- _JOB_:
Quote every line as written. Omit pictures.

+++ SUPPLIED MATERIAL +++

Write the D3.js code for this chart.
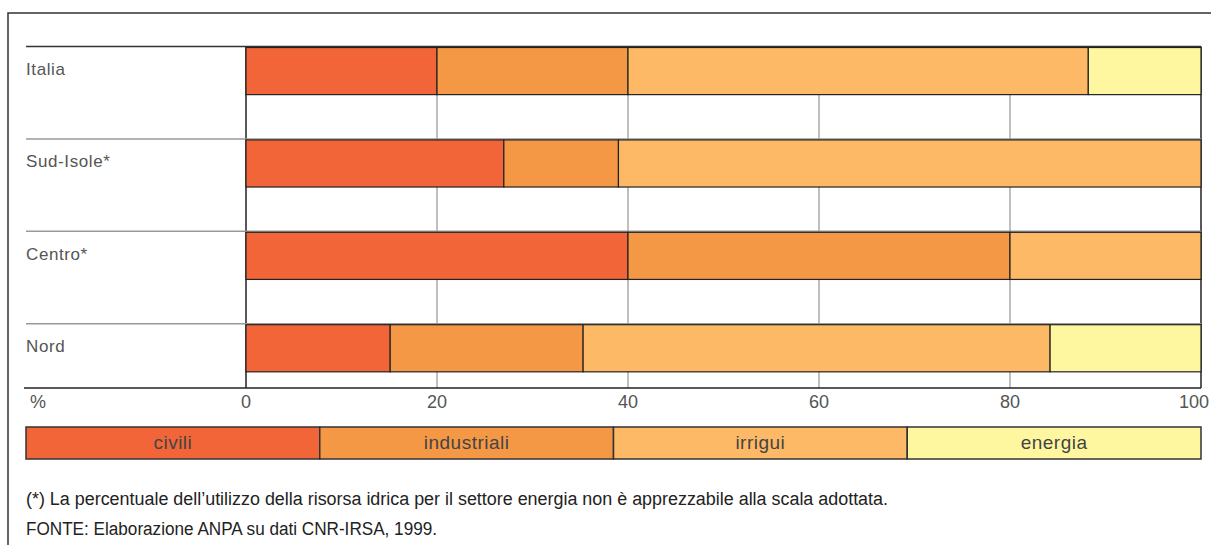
<!DOCTYPE html>
<html>
<head>
<meta charset="utf-8">
<script src="https://cdn.jsdelivr.net/npm/d3@7"></script>
<style>
  body { margin: 0; background: #fff; }
  text { font-family: "Liberation Sans", Arial, sans-serif; }
</style>
</head>
<body>
<script>
// data
const regions = ["Italia", "Sud-Isole*", "Centro*", "Nord"]
const sectors = ["civili", "industriali", "irrigui", "energia"]
const civili      = [20.0, 27.0, 40.0, 15.1]
const industriali = [20.0, 12.0, 40.0, 20.2]
const irrigui     = [48.2, 61.0, 20.0, 48.9]
const energia     = [11.8,  0.0,  0.0, 15.8]
const ticks = [0, 20, 40, 60, 80, 100]
const colors = ["#f26538", "#f59846", "#fdb965", "#fff79f"]

const note = "(*) La percentuale dell\u2019utilizzo della risorsa idrica per il settore energia non \u00e8 apprezzabile alla scala adottata."
const source = "FONTE: Elaborazione ANPA su dati CNR-IRSA, 1999."

const w = 1211
const h = 545

const rows = regions.map((r, i) => ({
  name: r,
  civili: civili[i], industriali: industriali[i], irrigui: irrigui[i], energia: energia[i]
}))
const stacked = d3.stack().keys(sectors)(rows)

const x = d3.scaleLinear().domain([0, 100]).range([246, 1201])
const y = d3.scaleBand().domain(regions).range([46.5, 46.5 + 4 * 92.4])
const axisY = 388
const labelLeft = 26

const svg = d3.select("body").append("svg")
  .attr("width", w)
  .attr("height", h)

// outer frame (cut off at right and bottom)
svg.append("path")
  .attr("d", `M8,${h} V13 H${w}`)
  .attr("fill", "none")
  .attr("stroke", "#333")
  .attr("stroke-width", 1.5)

// vertical grid
svg.selectAll(".grid")
  .data(ticks)
  .enter().append("line")
  .attr("x1", d => x(d)).attr("x2", d => x(d))
  .attr("y1", y.range()[0]).attr("y2", axisY)
  .attr("stroke", d => (d == 0 || d == 100) ? "#222" : "#aaa")
  .attr("stroke-width", 1.5)

// row separators
svg.selectAll(".sep")
  .data(regions)
  .enter().append("line")
  .attr("x1", labelLeft).attr("x2", x(100))
  .attr("y1", d => y(d)).attr("y2", d => y(d))
  .attr("stroke", (d, i) => i == 0 ? "#333" : "#999")
  .attr("stroke-width", 1.5)

// bars
const barH = y.bandwidth() * 0.51
svg.selectAll(".layer")
  .data(stacked)
  .enter().append("g")
  .attr("fill", (d, i) => colors[i])
  .selectAll("rect")
  .data(d => d.filter(s => s[1] - s[0] > 0))
  .enter().append("rect")
  .attr("x", d => x(d[0]))
  .attr("y", d => y(d.data.name) + 1)
  .attr("width", d => x(d[1]) - x(d[0]))
  .attr("height", barH)
  .attr("stroke", "#222")
  .attr("stroke-width", 1.2)

// row labels
svg.selectAll(".lbl")
  .data(regions)
  .enter().append("text")
  .attr("x", labelLeft)
  .attr("y", d => y(d) + 28.5)
  .attr("font-size", 17)
  .attr("letter-spacing", 0.6)
  .attr("fill", "#555")
  .text(d => d)

// bottom axis line
svg.append("line")
  .attr("x1", 24).attr("x2", x(100))
  .attr("y1", axisY).attr("y2", axisY)
  .attr("stroke", "#222")
  .attr("stroke-width", 1.5)

svg.selectAll(".tick")
  .data(ticks)
  .enter().append("text")
  .attr("x", d => d == 100 ? x(d) - 7 : x(d))
  .attr("y", 408)
  .attr("text-anchor", "middle")
  .attr("font-size", 18)
  .attr("fill", "#555")
  .text(d => d)

svg.append("text")
  .attr("x", 30).attr("y", 408)
  .attr("font-size", 18)
  .attr("fill", "#555")
  .text("%")

// legend
const lx = d3.scaleBand().domain(sectors).range([labelLeft, x(100)])
const legend = svg.selectAll(".leg")
  .data(sectors)
  .enter().append("g")
legend.append("rect")
  .attr("x", d => lx(d))
  .attr("y", 427)
  .attr("width", lx.bandwidth())
  .attr("height", 32)
  .attr("fill", (d, i) => colors[i])
  .attr("stroke", "#333")
  .attr("stroke-width", 1.5)
legend.append("text")
  .attr("x", d => lx(d) + lx.bandwidth() / 2)
  .attr("y", 449)
  .attr("text-anchor", "middle")
  .attr("font-size", 19)
  .attr("letter-spacing", 0.5)
  .attr("fill", "#444")
  .text(d => d)

// footnotes
svg.append("text")
  .attr("x", labelLeft).attr("y", 505)
  .attr("font-size", 18)
  .attr("fill", "#222")
  .attr("textLength", 862)
  .attr("lengthAdjust", "spacingAndGlyphs")
  .text(note)

svg.append("text")
  .attr("x", labelLeft).attr("y", 535)
  .attr("font-size", 18)
  .attr("fill", "#222")
  .attr("textLength", 411)
  .attr("lengthAdjust", "spacingAndGlyphs")
  .text(source)
</script>
</body>
</html>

+++

- _ANSWER FOR THE TASK_:
Write the D3.js code for this chart.
<!DOCTYPE html>
<html>
<head>
<meta charset="utf-8">
<script src="https://cdn.jsdelivr.net/npm/d3@7"></script>
<style>
  body { margin: 0; background: #fff; }
  text { font-family: "Liberation Sans", Arial, sans-serif; }
</style>
</head>
<body>
<script>
// data
const regions = ["Italia", "Sud-Isole*", "Centro*", "Nord"]
const sectors = ["civili", "industriali", "irrigui", "energia"]
const civili      = [20.0, 27.0, 40.0, 15.1]
const industriali = [20.0, 12.0, 40.0, 20.2]
const irrigui     = [48.2, 61.0, 20.0, 48.9]
const energia     = [11.8,  0.0,  0.0, 15.8]
const ticks = [0, 20, 40, 60, 80, 100]
const colors = ["#f26538", "#f59846", "#fdb965", "#fff79f"]

const note = "(*) La percentuale dell\u2019utilizzo della risorsa idrica per il settore energia non \u00e8 apprezzabile alla scala adottata."
const source = "FONTE: Elaborazione ANPA su dati CNR-IRSA, 1999."

const w = 1211
const h = 545

const rows = regions.map((r, i) => ({
  name: r,
  civili: civili[i], industriali: industriali[i], irrigui: irrigui[i], energia: energia[i]
}))
const stacked = d3.stack().keys(sectors)(rows)

const x = d3.scaleLinear().domain([0, 100]).range([246, 1201])
const y = d3.scaleBand().domain(regions).range([46.5, 46.5 + 4 * 92.4])
const axisY = 388
const labelLeft = 26

const svg = d3.select("body").append("svg")
  .attr("width", w)
  .attr("height", h)

// outer frame (cut off at right and bottom)
svg.append("path")
  .attr("d", `M8,${h} V13 H${w}`)
  .attr("fill", "none")
  .attr("stroke", "#333")
  .attr("stroke-width", 1.5)

// vertical grid
svg.selectAll(".grid")
  .data(ticks)
  .enter().append("line")
  .attr("x1", d => x(d)).attr("x2", d => x(d))
  .attr("y1", y.range()[0]).attr("y2", axisY)
  .attr("stroke", d => (d == 0 || d == 100) ? "#222" : "#aaa")
  .attr("stroke-width", 1.5)

// row separators
svg.selectAll(".sep")
  .data(regions)
  .enter().append("line")
  .attr("x1", labelLeft).attr("x2", x(100))
  .attr("y1", d => y(d)).attr("y2", d => y(d))
  .attr("stroke", (d, i) => i == 0 ? "#333" : "#999")
  .attr("stroke-width", 1.5)

// bars
const barH = y.bandwidth() * 0.51
svg.selectAll(".layer")
  .data(stacked)
  .enter().append("g")
  .attr("fill", (d, i) => colors[i])
  .selectAll("rect")
  .data(d => d.filter(s => s[1] - s[0] > 0))
  .enter().append("rect")
  .attr("x", d => x(d[0]))
  .attr("y", d => y(d.data.name) + 1)
  .attr("width", d => x(d[1]) - x(d[0]))
  .attr("height", barH)
  .attr("stroke", "#222")
  .attr("stroke-width", 1.2)

// row labels
svg.selectAll(".lbl")
  .data(regions)
  .enter().append("text")
  .attr("x", labelLeft)
  .attr("y", d => y(d) + 28.5)
  .attr("font-size", 17)
  .attr("letter-spacing", 0.6)
  .attr("fill", "#555")
  .text(d => d)

// bottom axis line
svg.append("line")
  .attr("x1", 24).attr("x2", x(100))
  .attr("y1", axisY).attr("y2", axisY)
  .attr("stroke", "#222")
  .attr("stroke-width", 1.5)

svg.selectAll(".tick")
  .data(ticks)
  .enter().append("text")
  .attr("x", d => d == 100 ? x(d) - 7 : x(d))
  .attr("y", 408)
  .attr("text-anchor", "middle")
  .attr("font-size", 18)
  .attr("fill", "#555")
  .text(d => d)

svg.append("text")
  .attr("x", 30).attr("y", 408)
  .attr("font-size", 18)
  .attr("fill", "#555")
  .text("%")

// legend
const lx = d3.scaleBand().domain(sectors).range([labelLeft, x(100)])
const legend = svg.selectAll(".leg")
  .data(sectors)
  .enter().append("g")
legend.append("rect")
  .attr("x", d => lx(d))
  .attr("y", 427)
  .attr("width", lx.bandwidth())
  .attr("height", 32)
  .attr("fill", (d, i) => colors[i])
  .attr("stroke", "#333")
  .attr("stroke-width", 1.5)
legend.append("text")
  .attr("x", d => lx(d) + lx.bandwidth() / 2)
  .attr("y", 449)
  .attr("text-anchor", "middle")
  .attr("font-size", 19)
  .attr("letter-spacing", 0.5)
  .attr("fill", "#444")
  .text(d => d)

// footnotes
svg.append("text")
  .attr("x", labelLeft).attr("y", 505)
  .attr("font-size", 18)
  .attr("fill", "#222")
  .attr("textLength", 862)
  .attr("lengthAdjust", "spacingAndGlyphs")
  .text(note)

svg.append("text")
  .attr("x", labelLeft).attr("y", 535)
  .attr("font-size", 18)
  .attr("fill", "#222")
  .attr("textLength", 411)
  .attr("lengthAdjust", "spacingAndGlyphs")
  .text(source)
</script>
</body>
</html>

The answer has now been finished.